YOUR TASK:
Take the listing from its first line through the line that contains "import pandas as pd" and please retype those lines exactly, leaving out the pictures.

TASK DATA:

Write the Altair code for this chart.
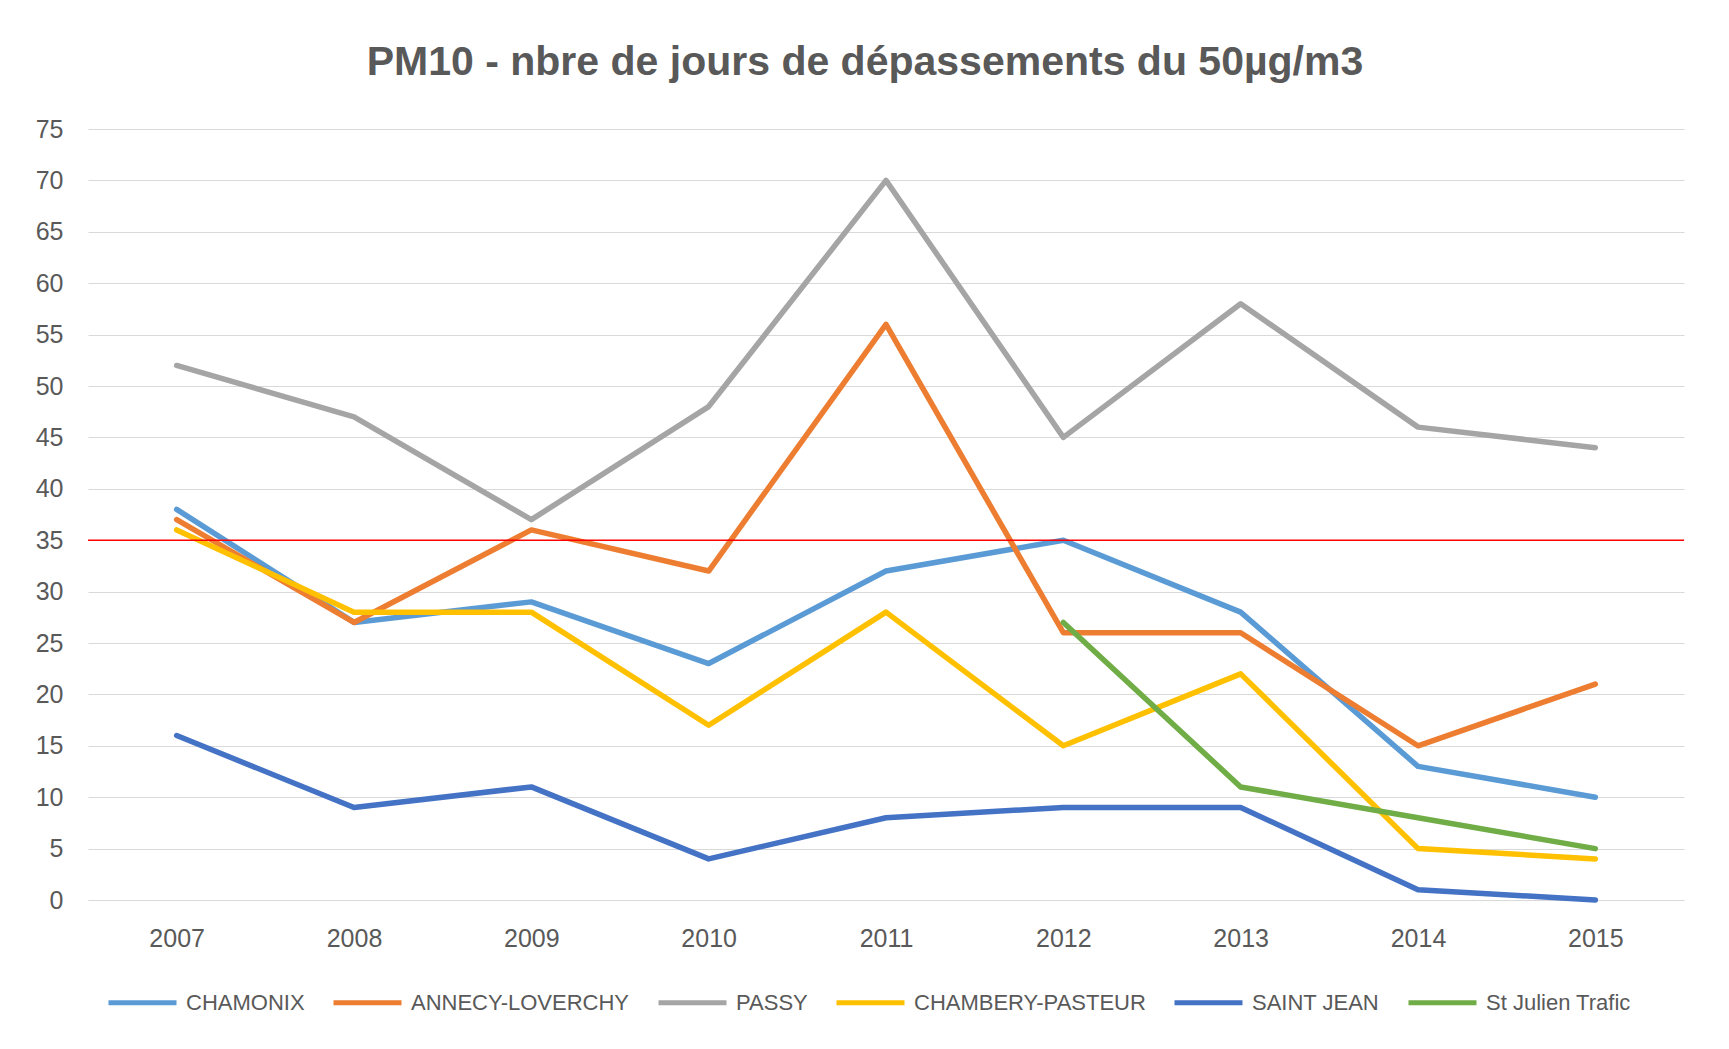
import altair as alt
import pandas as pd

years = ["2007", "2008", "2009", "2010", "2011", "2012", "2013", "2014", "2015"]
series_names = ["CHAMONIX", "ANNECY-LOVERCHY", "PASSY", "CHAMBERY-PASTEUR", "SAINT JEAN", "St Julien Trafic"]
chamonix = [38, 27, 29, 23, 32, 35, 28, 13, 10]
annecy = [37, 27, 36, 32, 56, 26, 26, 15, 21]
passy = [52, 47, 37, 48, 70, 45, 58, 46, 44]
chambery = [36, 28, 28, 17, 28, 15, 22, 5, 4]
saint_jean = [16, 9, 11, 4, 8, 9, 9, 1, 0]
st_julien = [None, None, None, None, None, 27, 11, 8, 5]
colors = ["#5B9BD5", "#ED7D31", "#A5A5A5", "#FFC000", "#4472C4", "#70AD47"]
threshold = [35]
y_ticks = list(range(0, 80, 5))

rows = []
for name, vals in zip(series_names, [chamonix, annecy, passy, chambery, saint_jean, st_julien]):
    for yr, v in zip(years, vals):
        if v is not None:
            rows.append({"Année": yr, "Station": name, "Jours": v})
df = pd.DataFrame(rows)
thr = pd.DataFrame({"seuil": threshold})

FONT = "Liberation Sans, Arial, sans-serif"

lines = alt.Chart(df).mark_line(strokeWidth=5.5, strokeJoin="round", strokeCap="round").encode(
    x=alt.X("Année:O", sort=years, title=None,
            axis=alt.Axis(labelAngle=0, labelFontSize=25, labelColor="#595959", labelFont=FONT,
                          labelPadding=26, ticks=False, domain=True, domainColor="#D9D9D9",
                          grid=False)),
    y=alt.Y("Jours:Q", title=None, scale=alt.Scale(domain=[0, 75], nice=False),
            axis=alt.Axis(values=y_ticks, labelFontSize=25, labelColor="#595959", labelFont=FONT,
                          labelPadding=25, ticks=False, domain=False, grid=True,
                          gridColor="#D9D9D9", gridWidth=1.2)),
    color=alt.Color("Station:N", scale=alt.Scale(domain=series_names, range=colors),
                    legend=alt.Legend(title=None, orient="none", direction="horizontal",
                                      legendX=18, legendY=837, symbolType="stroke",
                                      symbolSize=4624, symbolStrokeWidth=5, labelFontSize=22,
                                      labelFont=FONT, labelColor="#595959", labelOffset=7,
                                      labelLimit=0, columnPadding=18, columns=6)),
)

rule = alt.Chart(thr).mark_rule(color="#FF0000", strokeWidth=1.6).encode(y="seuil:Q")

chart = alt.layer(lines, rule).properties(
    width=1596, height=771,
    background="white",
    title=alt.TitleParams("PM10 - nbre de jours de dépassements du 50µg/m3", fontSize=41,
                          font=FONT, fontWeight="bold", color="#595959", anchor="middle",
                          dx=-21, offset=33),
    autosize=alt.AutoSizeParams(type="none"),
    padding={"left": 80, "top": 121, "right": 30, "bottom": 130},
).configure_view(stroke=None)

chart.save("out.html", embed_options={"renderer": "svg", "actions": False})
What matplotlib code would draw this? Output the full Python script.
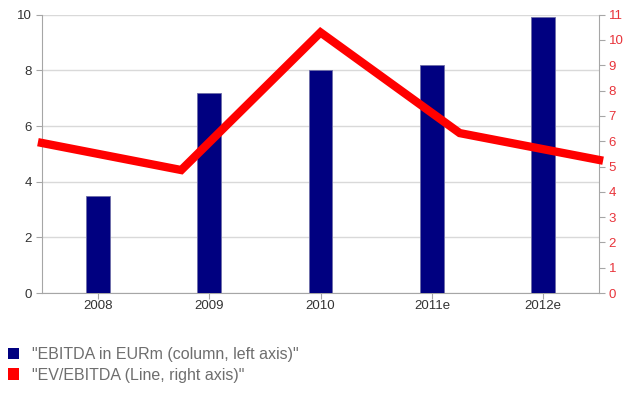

TASK OUTPUT:
Write the Altair code for this chart.
import altair as alt
import pandas as pd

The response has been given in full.